In Acts 4 we see that happen.
Peter and John healed a man at the temple gate and people were “utterly astonished” (Acts 3:11). This gave Peter a chance to address the crowd, and he began to teach them about Jesus. Annoyed by the “resurrection of the dead” talk, religious authorities arrested the two (Acts 4:2). After a night in jail, they questioned Peter and John. Luke says Peter gave a Spirit-filled response.
Did Peter recognize what was happening at that moment? That the Holy Spirit was doing what Jesus had promised?

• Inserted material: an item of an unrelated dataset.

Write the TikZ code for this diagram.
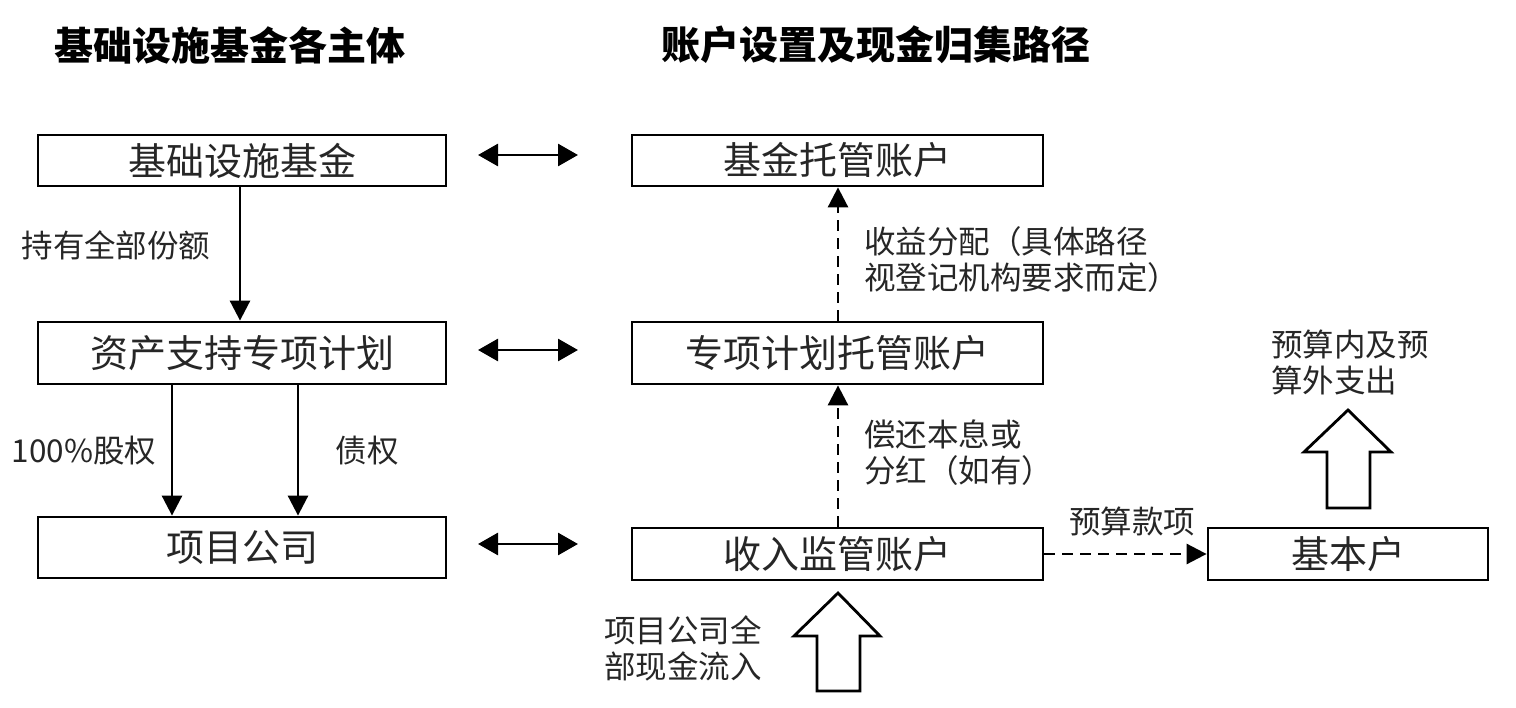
\documentclass[tikz,border=0pt]{standalone}
\usepackage{fontspec}
\setmainfont{Noto Sans CJK SC}
\usetikzlibrary{arrows.meta}
\begin{document}
\begin{tikzpicture}[x=1pt,y=-1pt,
  box/.style={draw=black,line width=2.8pt,minimum height=51pt,inner sep=0pt,font=\fontsize{38}{44}\selectfont,text=black!85},
  lbl/.style={font=\fontsize{31.5}{36}\selectfont,text=black!85,inner sep=0pt,align=left},
  ttl/.style={font=\fontsize{39}{44}\selectfont\bfseries,inner sep=0pt},
  solidarr/.style={line width=2.8pt,-{Triangle[width=20pt,length=20pt]}},
  dasharr/.style={line width=2.8pt,dash pattern=on 11pt off 7pt,-{Triangle[width=20pt,length=20pt]}},
  dblarr/.style={line width=2.8pt,{Triangle[width=22pt,length=20pt]}-{Triangle[width=22pt,length=20pt]}},
  blockarr/.style={draw=black,line width=2.8pt,fill=white,line join=miter}]
\useasboundingbox (0,0) rectangle (1516,708);

% titles
\node[ttl] (t1) at (230,45) {基础设施基金各主体};
\node[ttl] (t2) at (876,45) {账户设置及现金归集路径};

% left boxes
\node[box,minimum width=408pt] (f) at (242,160.5) {基础设施基金};
\node[box,minimum width=408pt,minimum height=62pt] (abs) at (242,353) {资产支持专项计划};
\node[box,minimum width=408pt,minimum height=61pt] (pc) at (242,547.5) {项目公司};

% right boxes
\node[box,minimum width=411pt] (fa) at (837.5,160.5) {基金托管账户};
\node[box,minimum width=411pt,minimum height=62pt] (aa) at (837.5,353) {专项计划托管账户};
\node[box,minimum width=411pt,minimum height=52pt] (ra) at (837.5,554) {收入监管账户};
\node[box,minimum width=280pt,minimum height=52pt] (ba) at (1348,554) {基本户};

% double arrows
\coordinate (d1a) at (478,155); \coordinate (d1b) at (578,155);
\coordinate (d2a) at (478,350); \coordinate (d2b) at (578,350);
\coordinate (d3a) at (478,544); \coordinate (d3b) at (578,544);
\draw[dblarr] (d1a) -- (d1b);
\draw[dblarr] (d2a) -- (d2b);
\draw[dblarr] (d3a) -- (d3b);

% left solid arrows
\draw[solidarr] (f.south -| 240,0) -- (abs.north -| 240,0);
\draw[solidarr] (abs.south -| 172,0) -- (pc.north -| 172,0);
\draw[solidarr] (abs.south -| 298,0) -- (pc.north -| 298,0);
\node[lbl] (l1) at (116,245) {持有全部份额};
\node[lbl] (l2) at (84,451) {100\%股权};
\node[lbl] (l3) at (367,451) {债权};

% right dashed arrows
\draw[dasharr] (ra.north -| 838,0) -- (aa.south -| 838,0);
\draw[dasharr] (aa.north -| 838,0) -- (fa.south -| 838,0);
\node[lbl,anchor=west] (l4) at (864,260) {收益分配（具体路径\\视登记机构要求而定）};
\node[lbl,anchor=west] (l5) at (864,453) {偿还本息或\\分红（如有）};
\draw[dasharr] (ra.east) -- (ba.west);
\node[lbl] (l6) at (1132,521) {预算款项};

% block arrows
\draw[blockarr] (838,593) -- (880,636) -- (860,636) -- (860,691) -- (817,691) -- (817,636) -- (794,636) -- cycle;
\node[lbl,anchor=west] (l7) at (604,648) {项目公司全\\部现金流入};
\draw[blockarr] (1348,410) -- (1391,452) -- (1370,452) -- (1370,508) -- (1327,508) -- (1327,452) -- (1304,452) -- cycle;
\node[lbl,anchor=west] (l8) at (1271,362) {预算内及预\\算外支出};
\end{tikzpicture}
\end{document}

Peter had already preached a sermon and had thousands of people respond. He and John had looked a man in the eyes and told him to get up and walk. And he did! How many stories about blundering disciples line the gospels? They don’t know how to respond to Jesus. They can’t keep from focusing on themselves. Now, their focus has shifted and the change is noticeable.
The Holy Spirit has emboldened them to begin a new phase of ministry.
Anything new can be scary. Add to the newness an assurance of persecution, and that intensifies. But the disciples continue in ministry. They know what to say now, even if they didn’t know what they would say a second ago. Their words before the councils and authorities were a witness to all who first heard them. All these generations later, they witness to us as well.
To be sure, we’re reflecting on a promise of God, not a skill of ours. This isn’t about being witty or fast talking. It’s not about working a crowd or having the ability to get out of a tight spot. Rather, it’s a gift of the Holy Spirit.
As we communion with God, the Holy Spirit continues to mold our hearts. We learn to listen to the Spirit. As we do, in times when the world needs a witness, you know exactly what to say.